THE EXECUTIVE 27/10/2022
FG is Tackling Growing Inflationary Pressure – Finance Minister
The Minister of Finance, Budget and National Planning, Zainab Ahmed, yesterday said that mechanisms have been put in place to tackle the growing inflation in Nigeria.
Ahmed who made the disclosure while appearing before the House of Representatives Committee on Finance for the 2023 budget defence, pointed out that rising price of diesel was affecting food prices.
in response to the rising inflation, the Central Bank of Nigeria (CBN) had last month raised the Monetary Policy Rate (MPR), otherwise known as interest rate, by 150 basis points, to 15.5 per cent from 14 per cent. The CBN had also raised banks’ Cash Reserve Requirement (CRR) by 750 basis points to a minimum of 32.5 per cent, from 27.5 per cent, in order to mop up liquidity from banks’ vaults and discourage currency speculation. Inflation in Nigeria rose to 20.77 per cent in September, up from 20.52 per cent in August.
Responding to the question by the chairman of the committee, Hon. James Faleke on efforts to arrest the growing inflation in the country, Ahmed said the ongoing Russian and Ukraine war and the decision of some central banks in advanced countries affected fiscal activities in Nigeria.
Ahmed, however said President Muhammadu Buhari had directed the National Food Security Council to brainstorm and make recommendations on the way forward.
She said: “On inflation, it’s a very serious situation where Nigeria’s inflation is now 20.77 per cent.
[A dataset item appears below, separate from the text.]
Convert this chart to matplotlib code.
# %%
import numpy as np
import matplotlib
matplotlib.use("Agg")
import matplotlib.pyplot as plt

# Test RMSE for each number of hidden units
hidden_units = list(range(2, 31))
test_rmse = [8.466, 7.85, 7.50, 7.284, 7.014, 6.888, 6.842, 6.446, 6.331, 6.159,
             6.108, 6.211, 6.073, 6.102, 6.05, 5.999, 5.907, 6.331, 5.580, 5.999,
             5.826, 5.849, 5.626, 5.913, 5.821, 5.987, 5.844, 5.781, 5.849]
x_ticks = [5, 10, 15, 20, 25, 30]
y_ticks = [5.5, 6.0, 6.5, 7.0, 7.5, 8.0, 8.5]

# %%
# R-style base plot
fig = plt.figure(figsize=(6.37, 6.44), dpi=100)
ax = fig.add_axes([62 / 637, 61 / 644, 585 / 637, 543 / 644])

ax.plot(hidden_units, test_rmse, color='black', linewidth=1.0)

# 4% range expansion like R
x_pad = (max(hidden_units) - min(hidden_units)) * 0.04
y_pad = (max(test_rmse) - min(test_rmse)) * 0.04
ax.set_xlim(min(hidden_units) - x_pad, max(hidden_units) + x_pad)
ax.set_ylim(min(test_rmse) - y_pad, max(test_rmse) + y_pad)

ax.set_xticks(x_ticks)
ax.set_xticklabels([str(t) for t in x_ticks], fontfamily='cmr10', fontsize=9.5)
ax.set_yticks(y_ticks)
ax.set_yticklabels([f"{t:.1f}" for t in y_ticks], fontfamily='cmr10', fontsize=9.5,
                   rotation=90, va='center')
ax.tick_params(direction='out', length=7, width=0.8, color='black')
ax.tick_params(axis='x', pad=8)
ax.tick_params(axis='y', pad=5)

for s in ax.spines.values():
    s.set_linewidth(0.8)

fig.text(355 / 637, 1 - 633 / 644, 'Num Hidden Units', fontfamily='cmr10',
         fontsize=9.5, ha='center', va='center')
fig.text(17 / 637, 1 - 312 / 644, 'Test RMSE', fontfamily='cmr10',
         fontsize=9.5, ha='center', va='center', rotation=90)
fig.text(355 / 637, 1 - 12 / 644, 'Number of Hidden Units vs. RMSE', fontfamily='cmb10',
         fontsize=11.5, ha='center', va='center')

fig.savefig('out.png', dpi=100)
The inflation in Nigeria has a number of components: One of them is imported inflation, occurrences in other countries also affects Nigeria. For example, the war in Ukraine and Russia has an impact on Nigeria in the sense that some of the inputs for food production are affected.
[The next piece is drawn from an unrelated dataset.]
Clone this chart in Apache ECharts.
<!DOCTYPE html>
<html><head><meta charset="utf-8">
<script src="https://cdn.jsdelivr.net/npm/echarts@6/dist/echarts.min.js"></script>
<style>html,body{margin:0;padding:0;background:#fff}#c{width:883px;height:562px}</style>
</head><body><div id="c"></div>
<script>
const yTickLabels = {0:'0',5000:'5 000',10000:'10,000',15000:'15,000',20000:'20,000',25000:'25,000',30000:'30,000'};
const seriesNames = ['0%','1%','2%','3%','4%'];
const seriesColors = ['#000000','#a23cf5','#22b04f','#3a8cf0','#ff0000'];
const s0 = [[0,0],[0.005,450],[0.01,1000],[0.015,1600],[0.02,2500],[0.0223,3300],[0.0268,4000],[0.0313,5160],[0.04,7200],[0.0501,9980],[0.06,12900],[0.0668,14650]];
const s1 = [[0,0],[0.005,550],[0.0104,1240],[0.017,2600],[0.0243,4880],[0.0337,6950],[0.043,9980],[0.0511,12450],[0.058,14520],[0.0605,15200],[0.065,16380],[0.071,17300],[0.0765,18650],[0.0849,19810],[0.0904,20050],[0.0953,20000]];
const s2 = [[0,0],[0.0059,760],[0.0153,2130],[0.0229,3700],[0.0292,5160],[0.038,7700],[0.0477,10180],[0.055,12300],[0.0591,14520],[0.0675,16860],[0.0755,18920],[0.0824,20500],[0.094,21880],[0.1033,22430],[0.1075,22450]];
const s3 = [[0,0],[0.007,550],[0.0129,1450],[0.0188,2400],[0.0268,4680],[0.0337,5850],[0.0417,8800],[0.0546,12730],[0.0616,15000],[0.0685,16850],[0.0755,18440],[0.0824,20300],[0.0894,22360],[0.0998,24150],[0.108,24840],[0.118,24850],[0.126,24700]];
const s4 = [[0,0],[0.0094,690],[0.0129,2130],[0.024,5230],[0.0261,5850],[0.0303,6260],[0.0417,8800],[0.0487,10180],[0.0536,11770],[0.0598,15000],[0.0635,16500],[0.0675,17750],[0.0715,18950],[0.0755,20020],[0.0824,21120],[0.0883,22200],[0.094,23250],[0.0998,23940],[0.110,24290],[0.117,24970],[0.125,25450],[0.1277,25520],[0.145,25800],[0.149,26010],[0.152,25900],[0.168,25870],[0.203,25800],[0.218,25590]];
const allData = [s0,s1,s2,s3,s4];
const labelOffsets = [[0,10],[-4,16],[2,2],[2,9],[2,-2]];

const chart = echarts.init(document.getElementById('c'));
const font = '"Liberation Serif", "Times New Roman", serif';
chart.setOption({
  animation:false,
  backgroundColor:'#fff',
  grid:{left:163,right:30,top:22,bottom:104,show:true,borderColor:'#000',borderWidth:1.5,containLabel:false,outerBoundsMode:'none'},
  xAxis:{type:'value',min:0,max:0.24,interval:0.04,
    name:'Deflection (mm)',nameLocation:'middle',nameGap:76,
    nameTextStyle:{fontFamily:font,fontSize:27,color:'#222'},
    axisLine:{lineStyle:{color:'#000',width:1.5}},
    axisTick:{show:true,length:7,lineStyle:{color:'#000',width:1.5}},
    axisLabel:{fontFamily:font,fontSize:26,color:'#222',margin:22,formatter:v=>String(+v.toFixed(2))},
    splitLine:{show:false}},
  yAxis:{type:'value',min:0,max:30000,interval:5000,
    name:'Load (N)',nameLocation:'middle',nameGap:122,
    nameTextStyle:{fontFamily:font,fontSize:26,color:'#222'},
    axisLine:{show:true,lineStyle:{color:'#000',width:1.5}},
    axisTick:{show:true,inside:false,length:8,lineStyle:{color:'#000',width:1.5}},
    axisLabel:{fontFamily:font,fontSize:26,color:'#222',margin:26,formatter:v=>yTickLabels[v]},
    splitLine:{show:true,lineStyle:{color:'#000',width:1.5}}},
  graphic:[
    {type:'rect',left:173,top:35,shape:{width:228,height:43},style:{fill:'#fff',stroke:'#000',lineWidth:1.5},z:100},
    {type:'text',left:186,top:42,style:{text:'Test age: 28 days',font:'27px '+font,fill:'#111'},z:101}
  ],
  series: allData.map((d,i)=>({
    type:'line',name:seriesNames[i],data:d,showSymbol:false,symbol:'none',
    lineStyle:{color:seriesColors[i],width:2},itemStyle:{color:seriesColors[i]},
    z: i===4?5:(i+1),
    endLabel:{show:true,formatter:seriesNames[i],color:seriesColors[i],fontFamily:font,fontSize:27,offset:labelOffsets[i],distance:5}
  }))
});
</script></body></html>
“Also the decisions taken by the central banks in USA, Europe on monetary tightening also has an impact on their own level of inflation that also affects our country. But in Nigeria, we also have food inflation, and because of the high cost of diesel we find this showing up in food prices.
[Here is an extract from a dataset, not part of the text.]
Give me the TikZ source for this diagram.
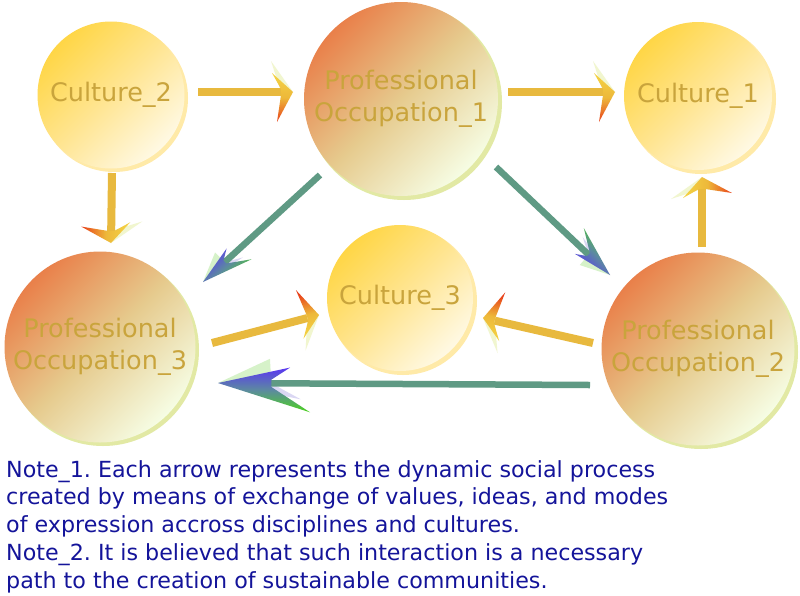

“So when farmers produce their goods and they have to transport them to market the increasing cost of transportation is impacting the food. What the central bank is doing is continuing to monitor inflation by money tightening and mopping up liquidity.
“On the side of the government, the president has authorised the National Food Security Council and we have held a meeting on how some support will be provided. The committee will be meeting again in the next couple of days to provide recommendations to Mr. President.”
Speaking on the measures to make the nation’s port attractive to importers, the minister said the ministry and the Nigerian Ports Authority were jointly working towards decongesting the ports through the installation of scanners in the ports as well as the extension of Lagos to Abuja rail line.
According to Ahmed, all government’s independent revenue had been deployed to the Treasury Single Account (TSA).
Ahmed explained: “On why our ports are not attractive, it’s a very big problem. The ports congestion and the unfortunate reality is a lot of importers prefer to go to our neighbors.
“On the measures we are taking, the Ministry of Finance has provided and bought some very large scanners. Our assessment is that it will help to fasten the clearing process and decongest the ports.
“The ports authority on their own is trying to re-organise ports to attain better efficiency including control of entry and exit to the ports. On independent revenue and deployment of single treasury account, it has been deployed to all government agencies, there’s no agency of government that’s having their accounts outside of the treasury.
“The accountant general will provide more information on that,” she said.
Earlier, giving a review of the 2022 budget performance, the minister said N3.52 trillion was for debt service in the N17.32 budget.
According to her, in the 2022 budget, the government had a proposal of N6.1 trillion new borrowings, N3.5 trillion from domestic sources.
She added that as of August, the federal government had borrowed N4.06 trillion from local sources, including from the Central Bank of Nigeria.
Ahmed however revealed that crude oil theft and subsidy deductions on petrol by the Nigerian National Petroleum Company Limited (NNPCL) were factors responsible for the poor performance of the overall budget.
She assured that the government was mindful of the development and was working on the safety nets to cushion the effects on the economy.
“The aggregate expenditure for 2022 is estimated at N17.32 trillion, with a pro-rata spending target of N11.55 trillion at the end of August. The actual spending as of August 31 was N9.56 trillion.
“Of this amount, N3.52 trillion was for debt service, and N2.89 trillion for personnel costs, including pensions and N1.78 billion was released for capital expenditure.
“The fiscal deficit for 2022 is estimated at N7.35 trillion. The N5.33 trillion deficit as at August is N430.82 billion above the pro-rata level. The level of borrowing is N1.26 trillion ahead of July target.
“Full implementation of the 2022 budget is challenged particularly by oil revenues trailing at 27.1 per cent performance as at August 2022.
“Crude oil production challenges and PMS subsidy deductions by NNPC constitute significant threat to the achievement of our revenue growth targets, as seen in the 2022 performance up to August.
“Revenue generation remains the major fiscal constraint of the federation. The systemic resource mobilisation problem has been compounded by recent economic recessions,” Ahmed said.